Scan the data below for the string "script". Copy every line where it appears.

#### EXTRACTED INFORMATION:

• • •

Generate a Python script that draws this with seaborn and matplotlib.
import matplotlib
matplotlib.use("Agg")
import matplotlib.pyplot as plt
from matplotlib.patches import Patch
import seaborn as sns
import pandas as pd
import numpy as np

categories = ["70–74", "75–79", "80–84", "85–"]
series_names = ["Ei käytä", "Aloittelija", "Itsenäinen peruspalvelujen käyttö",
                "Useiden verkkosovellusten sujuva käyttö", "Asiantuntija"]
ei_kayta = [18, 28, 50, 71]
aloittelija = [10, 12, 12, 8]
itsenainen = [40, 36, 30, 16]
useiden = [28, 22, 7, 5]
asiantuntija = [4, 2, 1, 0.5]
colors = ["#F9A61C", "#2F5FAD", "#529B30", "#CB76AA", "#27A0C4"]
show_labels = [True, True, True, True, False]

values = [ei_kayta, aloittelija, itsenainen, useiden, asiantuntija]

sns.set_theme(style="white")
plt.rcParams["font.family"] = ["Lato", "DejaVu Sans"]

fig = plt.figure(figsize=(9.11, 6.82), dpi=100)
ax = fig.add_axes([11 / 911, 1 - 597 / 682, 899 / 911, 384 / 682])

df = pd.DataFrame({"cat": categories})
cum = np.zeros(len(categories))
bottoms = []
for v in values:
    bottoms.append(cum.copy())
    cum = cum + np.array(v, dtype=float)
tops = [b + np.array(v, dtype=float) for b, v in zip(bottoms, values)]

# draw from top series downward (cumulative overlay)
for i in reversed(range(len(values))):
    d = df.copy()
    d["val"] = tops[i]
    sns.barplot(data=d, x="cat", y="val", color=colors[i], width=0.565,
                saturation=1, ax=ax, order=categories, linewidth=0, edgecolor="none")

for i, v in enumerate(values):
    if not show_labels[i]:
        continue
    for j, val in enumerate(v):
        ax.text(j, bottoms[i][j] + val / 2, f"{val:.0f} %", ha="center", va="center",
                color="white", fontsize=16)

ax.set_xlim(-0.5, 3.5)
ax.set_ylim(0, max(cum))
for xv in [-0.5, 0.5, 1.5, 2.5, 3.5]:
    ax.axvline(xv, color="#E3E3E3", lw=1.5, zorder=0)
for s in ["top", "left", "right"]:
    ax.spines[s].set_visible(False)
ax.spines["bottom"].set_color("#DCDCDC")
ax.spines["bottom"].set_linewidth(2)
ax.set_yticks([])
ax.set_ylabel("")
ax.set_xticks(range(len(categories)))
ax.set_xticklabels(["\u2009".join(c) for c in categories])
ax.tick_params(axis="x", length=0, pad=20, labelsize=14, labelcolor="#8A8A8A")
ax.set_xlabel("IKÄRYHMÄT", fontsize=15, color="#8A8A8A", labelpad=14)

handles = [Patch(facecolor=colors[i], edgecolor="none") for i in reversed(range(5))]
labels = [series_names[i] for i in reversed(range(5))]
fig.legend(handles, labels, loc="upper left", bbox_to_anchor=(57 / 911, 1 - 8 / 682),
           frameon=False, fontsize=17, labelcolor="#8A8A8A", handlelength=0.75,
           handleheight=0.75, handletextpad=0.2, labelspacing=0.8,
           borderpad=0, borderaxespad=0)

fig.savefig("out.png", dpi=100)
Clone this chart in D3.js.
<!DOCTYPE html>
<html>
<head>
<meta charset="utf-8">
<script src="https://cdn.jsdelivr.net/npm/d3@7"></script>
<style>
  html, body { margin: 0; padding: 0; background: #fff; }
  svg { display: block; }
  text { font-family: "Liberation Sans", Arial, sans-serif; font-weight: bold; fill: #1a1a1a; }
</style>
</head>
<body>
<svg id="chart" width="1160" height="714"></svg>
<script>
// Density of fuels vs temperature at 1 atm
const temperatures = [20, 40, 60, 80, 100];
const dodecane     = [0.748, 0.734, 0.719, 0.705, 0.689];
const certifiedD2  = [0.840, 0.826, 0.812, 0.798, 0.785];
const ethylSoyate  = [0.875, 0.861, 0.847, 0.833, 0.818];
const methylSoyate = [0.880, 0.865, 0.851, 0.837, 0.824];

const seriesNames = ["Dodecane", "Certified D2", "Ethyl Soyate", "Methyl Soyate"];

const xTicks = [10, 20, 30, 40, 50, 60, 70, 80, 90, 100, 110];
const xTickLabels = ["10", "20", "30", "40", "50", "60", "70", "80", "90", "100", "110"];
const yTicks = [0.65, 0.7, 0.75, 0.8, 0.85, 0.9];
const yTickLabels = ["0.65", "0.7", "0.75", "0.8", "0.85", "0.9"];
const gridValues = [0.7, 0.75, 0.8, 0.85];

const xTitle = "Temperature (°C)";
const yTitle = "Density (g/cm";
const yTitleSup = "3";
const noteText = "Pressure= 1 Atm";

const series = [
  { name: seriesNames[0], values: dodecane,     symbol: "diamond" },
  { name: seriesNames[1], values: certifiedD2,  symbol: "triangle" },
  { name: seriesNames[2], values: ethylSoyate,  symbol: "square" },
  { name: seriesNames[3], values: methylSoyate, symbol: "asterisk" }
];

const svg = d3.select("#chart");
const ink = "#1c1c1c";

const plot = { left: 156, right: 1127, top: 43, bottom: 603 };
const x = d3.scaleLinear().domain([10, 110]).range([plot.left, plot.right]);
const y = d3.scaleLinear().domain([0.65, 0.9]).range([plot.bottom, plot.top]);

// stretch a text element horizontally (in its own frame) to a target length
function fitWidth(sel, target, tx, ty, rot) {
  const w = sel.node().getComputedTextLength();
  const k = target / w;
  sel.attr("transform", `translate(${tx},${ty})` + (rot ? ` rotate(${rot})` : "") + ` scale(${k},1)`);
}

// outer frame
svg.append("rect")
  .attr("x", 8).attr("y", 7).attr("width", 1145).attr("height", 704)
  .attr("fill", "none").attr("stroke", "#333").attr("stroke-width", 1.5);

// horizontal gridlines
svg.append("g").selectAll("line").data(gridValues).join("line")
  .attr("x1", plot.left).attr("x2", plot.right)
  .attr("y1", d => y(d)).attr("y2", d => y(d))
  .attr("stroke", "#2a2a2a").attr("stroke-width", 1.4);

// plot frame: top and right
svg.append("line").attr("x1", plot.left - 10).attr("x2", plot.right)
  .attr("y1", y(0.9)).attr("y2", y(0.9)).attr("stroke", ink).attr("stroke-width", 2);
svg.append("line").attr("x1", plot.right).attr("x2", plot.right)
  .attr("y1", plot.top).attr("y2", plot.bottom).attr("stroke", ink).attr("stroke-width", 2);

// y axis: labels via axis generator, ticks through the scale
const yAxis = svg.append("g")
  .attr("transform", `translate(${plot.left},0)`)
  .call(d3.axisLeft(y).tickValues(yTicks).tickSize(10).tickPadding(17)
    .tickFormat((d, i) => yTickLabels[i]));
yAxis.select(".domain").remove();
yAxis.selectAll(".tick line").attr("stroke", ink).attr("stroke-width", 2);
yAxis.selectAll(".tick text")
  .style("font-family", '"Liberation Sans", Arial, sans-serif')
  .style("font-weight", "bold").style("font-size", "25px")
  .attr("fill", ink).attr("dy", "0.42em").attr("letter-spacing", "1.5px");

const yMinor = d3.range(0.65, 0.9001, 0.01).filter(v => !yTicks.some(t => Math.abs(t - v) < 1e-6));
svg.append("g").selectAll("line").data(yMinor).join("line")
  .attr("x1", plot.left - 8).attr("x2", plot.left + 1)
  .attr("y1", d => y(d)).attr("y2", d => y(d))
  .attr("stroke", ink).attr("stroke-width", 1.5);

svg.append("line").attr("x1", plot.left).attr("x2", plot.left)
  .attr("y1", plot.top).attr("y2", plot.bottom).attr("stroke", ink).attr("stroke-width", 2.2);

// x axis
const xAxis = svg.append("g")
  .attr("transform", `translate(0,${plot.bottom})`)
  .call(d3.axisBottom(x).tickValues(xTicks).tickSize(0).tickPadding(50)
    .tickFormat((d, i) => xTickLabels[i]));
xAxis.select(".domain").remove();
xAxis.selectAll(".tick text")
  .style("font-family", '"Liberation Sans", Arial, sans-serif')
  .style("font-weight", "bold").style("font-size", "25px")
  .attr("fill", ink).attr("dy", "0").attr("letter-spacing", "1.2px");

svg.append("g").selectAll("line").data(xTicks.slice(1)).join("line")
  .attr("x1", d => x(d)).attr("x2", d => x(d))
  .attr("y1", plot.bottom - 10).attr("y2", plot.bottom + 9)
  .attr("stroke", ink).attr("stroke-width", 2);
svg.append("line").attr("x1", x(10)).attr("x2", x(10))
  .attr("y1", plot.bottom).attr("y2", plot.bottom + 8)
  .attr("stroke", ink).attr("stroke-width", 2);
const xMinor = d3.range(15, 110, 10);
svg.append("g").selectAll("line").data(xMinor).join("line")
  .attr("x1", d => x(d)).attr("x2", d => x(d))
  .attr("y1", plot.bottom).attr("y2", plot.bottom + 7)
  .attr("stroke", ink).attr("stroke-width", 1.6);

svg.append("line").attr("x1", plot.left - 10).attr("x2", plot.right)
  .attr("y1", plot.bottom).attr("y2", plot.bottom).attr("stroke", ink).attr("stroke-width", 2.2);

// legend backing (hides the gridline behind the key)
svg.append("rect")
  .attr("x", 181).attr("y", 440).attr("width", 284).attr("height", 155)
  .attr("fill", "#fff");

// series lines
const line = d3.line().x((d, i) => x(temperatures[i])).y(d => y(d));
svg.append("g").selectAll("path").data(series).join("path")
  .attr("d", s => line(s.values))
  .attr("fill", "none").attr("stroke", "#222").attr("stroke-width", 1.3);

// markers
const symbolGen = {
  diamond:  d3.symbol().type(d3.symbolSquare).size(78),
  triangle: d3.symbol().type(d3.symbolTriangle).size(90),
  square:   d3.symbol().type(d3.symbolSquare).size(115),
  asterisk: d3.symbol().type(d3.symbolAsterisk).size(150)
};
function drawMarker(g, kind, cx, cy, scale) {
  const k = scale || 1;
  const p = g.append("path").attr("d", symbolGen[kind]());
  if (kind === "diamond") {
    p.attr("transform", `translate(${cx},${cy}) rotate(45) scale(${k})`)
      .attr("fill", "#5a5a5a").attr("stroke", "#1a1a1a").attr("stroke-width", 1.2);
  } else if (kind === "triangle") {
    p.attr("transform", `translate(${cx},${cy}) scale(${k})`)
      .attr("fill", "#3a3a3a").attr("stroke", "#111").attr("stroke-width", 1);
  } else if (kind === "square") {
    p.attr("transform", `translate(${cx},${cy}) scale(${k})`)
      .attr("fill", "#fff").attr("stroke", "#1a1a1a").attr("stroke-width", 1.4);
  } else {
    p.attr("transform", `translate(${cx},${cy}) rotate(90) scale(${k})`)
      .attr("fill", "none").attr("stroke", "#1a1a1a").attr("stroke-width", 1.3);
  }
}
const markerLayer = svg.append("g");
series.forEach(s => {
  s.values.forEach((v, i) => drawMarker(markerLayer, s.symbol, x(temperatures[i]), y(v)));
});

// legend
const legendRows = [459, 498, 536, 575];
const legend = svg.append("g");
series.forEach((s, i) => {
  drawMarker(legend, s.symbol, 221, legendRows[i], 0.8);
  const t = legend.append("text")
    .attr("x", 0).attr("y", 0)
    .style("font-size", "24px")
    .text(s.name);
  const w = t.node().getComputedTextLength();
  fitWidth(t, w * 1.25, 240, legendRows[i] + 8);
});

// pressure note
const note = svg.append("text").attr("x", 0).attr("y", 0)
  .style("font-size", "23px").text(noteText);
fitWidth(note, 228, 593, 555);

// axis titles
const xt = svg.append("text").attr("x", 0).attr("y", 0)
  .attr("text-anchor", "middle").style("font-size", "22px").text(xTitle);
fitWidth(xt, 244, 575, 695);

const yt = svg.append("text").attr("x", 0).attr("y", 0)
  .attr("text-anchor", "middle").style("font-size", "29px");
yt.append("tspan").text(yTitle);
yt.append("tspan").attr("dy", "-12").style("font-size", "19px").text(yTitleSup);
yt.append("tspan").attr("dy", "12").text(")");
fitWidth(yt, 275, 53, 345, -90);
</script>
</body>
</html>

• • •

#### RESULT FOR THIS TASK:
Generate a Python script that draws this with seaborn and matplotlib.
<script src="https://cdn.jsdelivr.net/npm/d3@7"></script>
<script>
</script>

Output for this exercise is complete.